— WHAT IS EXPECTED —
In the listing below, pick out lines with "matplotlib".

— MATERIAL —
** START **

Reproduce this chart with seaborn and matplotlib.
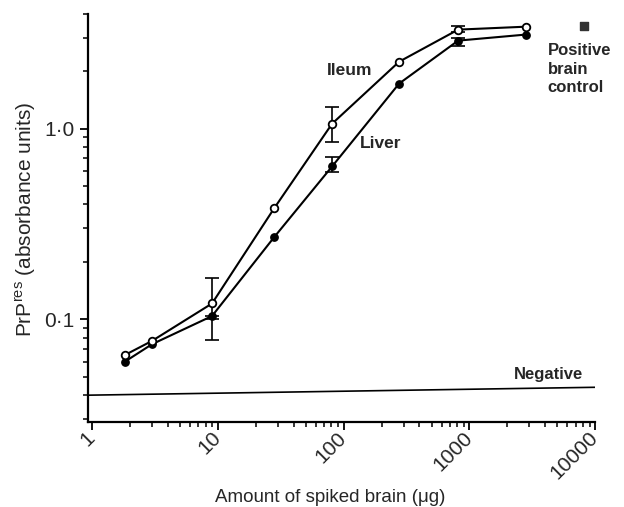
import matplotlib
matplotlib.use("Agg")
import matplotlib.pyplot as plt
import matplotlib.transforms as mtransforms
import seaborn as sns
import pandas as pd
import numpy as np

# Data
amount = [1.83, 3.0, 9.0, 28, 81, 276, 813, 2826]
ileum = [0.065, 0.077, 0.121, 0.381, 1.06, 2.24, 3.30, 3.42]
liver = [0.060, 0.074, 0.104, 0.269, 0.633, 1.72, 2.89, 3.11]

# error bars: (x, low, high)
ileum_err_x = [9.0, 81, 813]
ileum_err_lo = [0.100, 0.845, 3.20]
ileum_err_hi = [0.164, 1.29, 3.46]
liver_err_x = [9.0, 81, 813]
liver_err_lo = [0.078, 0.589, 2.72]
liver_err_hi = [0.104, 0.71, 3.00]

positive_x = [8150]
positive_y = [3.46]

negative_x = [0.93, 10000]
negative_y = [0.040, 0.044]

xticks = [1, 10, 100, 1000, 10000]
xticklabels = ["1", "10", "100", "1000", "10000"]
yticks = [0.1, 1.0]
yticklabels = ["0·1", "1·0"]

sns.set_style("ticks")
plt.rcParams["font.family"] = ["Liberation Sans", "DejaVu Sans"]

fig = plt.figure(figsize=(6.24, 5.07), dpi=100)
ax = fig.add_axes([0.141, 0.168, 0.813, 0.805])

df = pd.DataFrame({"amount": amount * 2,
                   "value": ileum + liver,
                   "tissue": ["Ileum"] * len(amount) + ["Liver"] * len(amount)})

sns.lineplot(data=df, x="amount", y="value", units="tissue", estimator=None,
             color="black", lw=1.5, ax=ax, legend=False)

# error bars
for xs, lo, hi in [(ileum_err_x, ileum_err_lo, ileum_err_hi),
                   (liver_err_x, liver_err_lo, liver_err_hi)]:
    mid = [np.sqrt(a * b) for a, b in zip(lo, hi)]
    yerr = [[m - a for m, a in zip(mid, lo)], [b - m for m, b in zip(mid, hi)]]
    ax.errorbar(xs, mid, yerr=yerr, fmt="none", ecolor="black", elinewidth=1.2,
                capsize=5, capthick=1.2, zorder=2)

sns.scatterplot(x=amount, y=liver, color="black", s=28, edgecolor="black",
                linewidth=1, ax=ax, zorder=4)
ax.scatter(amount, ileum, s=30, facecolors="white", edgecolors="black",
           linewidths=1.3, zorder=5)
ax.scatter(positive_x, positive_y, marker="s", s=30, color="#333333", zorder=5)

ax.plot(negative_x, negative_y, color="black", lw=1.2)

ax.set_xscale("log")
ax.set_yscale("log")
ax.set_xlim(0.93, 10000)
ax.set_ylim(0.029, 4.0)

ax.set_xticks(xticks)
ax.set_xticklabels(xticklabels, rotation=45, fontsize=15, ha="right", va="center",
                   rotation_mode="anchor")
offset = mtransforms.ScaledTranslation(14 / 100, -5 / 100, fig.dpi_scale_trans)
for lab in ax.get_xticklabels():
    lab.set_transform(lab.get_transform() + offset)
ax.set_yticks(yticks)
ax.set_yticklabels(yticklabels, fontsize=15)
ax.tick_params(axis="both", which="major", length=6, width=1.3, color="black")
ax.tick_params(axis="both", which="minor", length=3.5, width=1.1, color="black")
for s in ["left", "bottom"]:
    ax.spines[s].set_linewidth(1.6)
    ax.spines[s].set_color("black")
sns.despine(ax=ax)

ax.set_xlabel("Amount of spiked brain (μg)", fontsize=13.5)
ax.xaxis.set_label_coords(0.478, -0.165)
ax.set_ylabel("PrP$^{\\mathregular{res}}$ (absorbance units)", fontsize=15)
ax.yaxis.set_label_coords(-0.098, 0.495)

ax.text(0.524, 0.852, "Ileum", transform=fig.transFigure, fontsize=12.5, fontweight="bold")
ax.text(0.577, 0.708, "Liver", transform=fig.transFigure, fontsize=12.5, fontweight="bold")
ax.text(0.878, 0.915, "Positive\nbrain\ncontrol", transform=fig.transFigure,
        fontsize=12, fontweight="bold", va="top", linespacing=1.3)
ax.text(0.823, 0.252, "Negative", transform=fig.transFigure, fontsize=12, fontweight="bold")

fig.savefig("out.png", dpi=100)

** END **

— TASK OUTPUT —
Reproduce this chart with seaborn and matplotlib.
import matplotlib
matplotlib.use("Agg")
import matplotlib.pyplot as plt
import matplotlib.transforms as mtransforms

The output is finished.